Reading Roll Call – May 18, 2020 – How to Read Nonfiction Like a Professor

Reading Roll Call is a classroom activity I conduct with my students at the beginning of every week to see what they are independently reading. I always share the title of a book that I am reading to model participation and showcase the lifelong commitment to reading that I’ve made.

The Reading Roll Call idea stems from Donalyn Miller‘s book Reading in the Wild. I have adapted the activity and idea into blog form to track my reading progress on a weekly basis. Happy Reading!


Last week I posted the video below on my Facebook page with the following:

I never thought I’d be one to post something like this, but you need to check this out before Facebook/YouTube takes it down. 🤫

The response from friends and family on Facebook intrigued me. According to comments left underneath the post, I concluded that my reputation is posting accurate, research-based articles.
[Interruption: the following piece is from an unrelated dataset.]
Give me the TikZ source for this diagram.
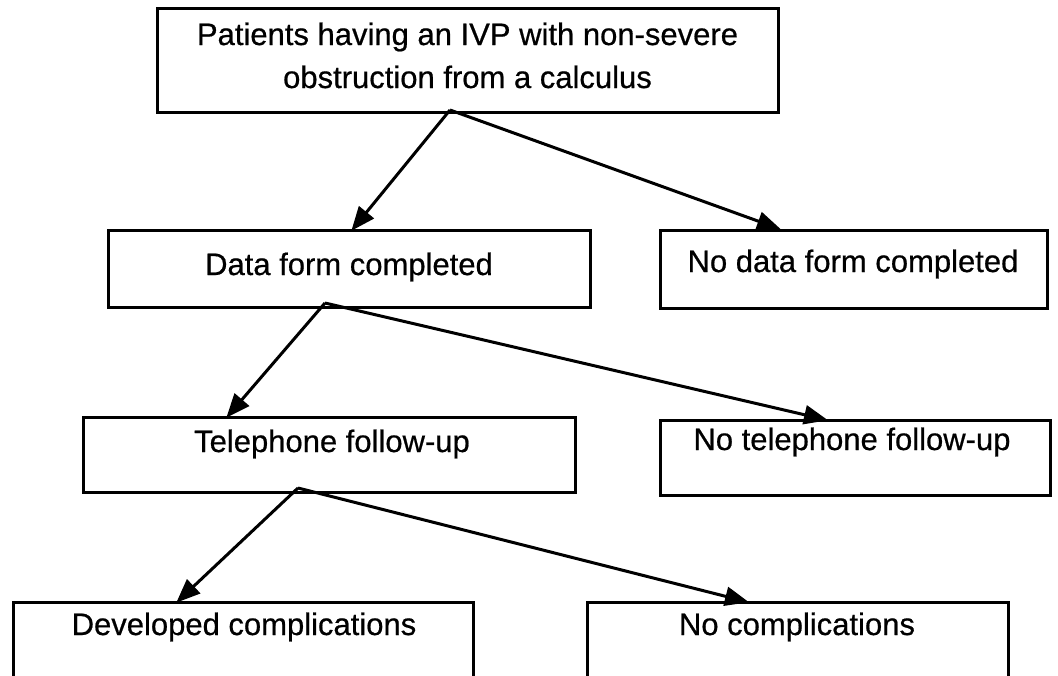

To be honest, sifting through all of the articles and updates regarding coronavirus has been exhausting. I decided to have a little fun on social media after I had stumbled upon the video from a friend with a similar reputation of posting information.

The arrival of How to Read Nonfiction Like a Professor: A Smart, Irreverent Guide to Biography, History, Journalism, Blogs, and Everything in Between over the weekend could not have come at a better time.

This is the first book I’ve read by Thomas C. Foster. He has written a handful of “How to Read [literary genre] Like a Professor” books. I’ve read and heard positive reviews about his writing and approach, so I thought his newest book featuring nonfiction would be a good place to start.

I’m hoping to gain new insight about how to teach and encourage critical thinking of nonfiction for my students. Reading nonfiction is a staple in my classroom and curriculum with the Article of the Week unit.

I’m also hoping to apply what I learn to my own reading of nonfiction. Everyone needs critical thinking tools to navigate the fast paced flow of information we’re all receiving these days.

From the Back of the Book

“The New York Times bestselling author of How to Read Literature Like a Professor uses the same skills to teach how to access accurate information in a rapidly changing 24/7 news cycle and becoming better readers, thinkers, and consumers of media.

We live in an information age, but it is increasingly difficult to know what information to trust. Fake news is rampant in mass media, stoked by foreign powers wishing to disrupt a democratic society. We need to be more perceptive, more critical, and more judicious readers. The future of our republic may depend on it.

How to Read Nonfiction Like a Professor offers tips for more careful, more attentive, more aware reading. On bookstore shelves, one book looks as authoritative as the next. Online, posts and memes don’t announce their relative veracity. It is up to readers to establish how accurate, how thorough, how fair material may be.

After laying out general principles of reading nonfiction, How to Read Nonfiction Like a Professor offers advice for specific reading strategies in various genres from history and biography to science and technology to social media. Throughout, the emphasis is on understanding writers’ biases, interrogating claims, analyzing arguments, remaining wary of broad assertions and easy answers, and thinking critically about the written and spoken materials readers encounter. We can become better citizens through better reading, and the time for that is now.”

Note: I received this book free of cost as an Olive Influencer of Harper Perennial. How to Read Nonfiction Like a Professor will be published on May 26, 2020.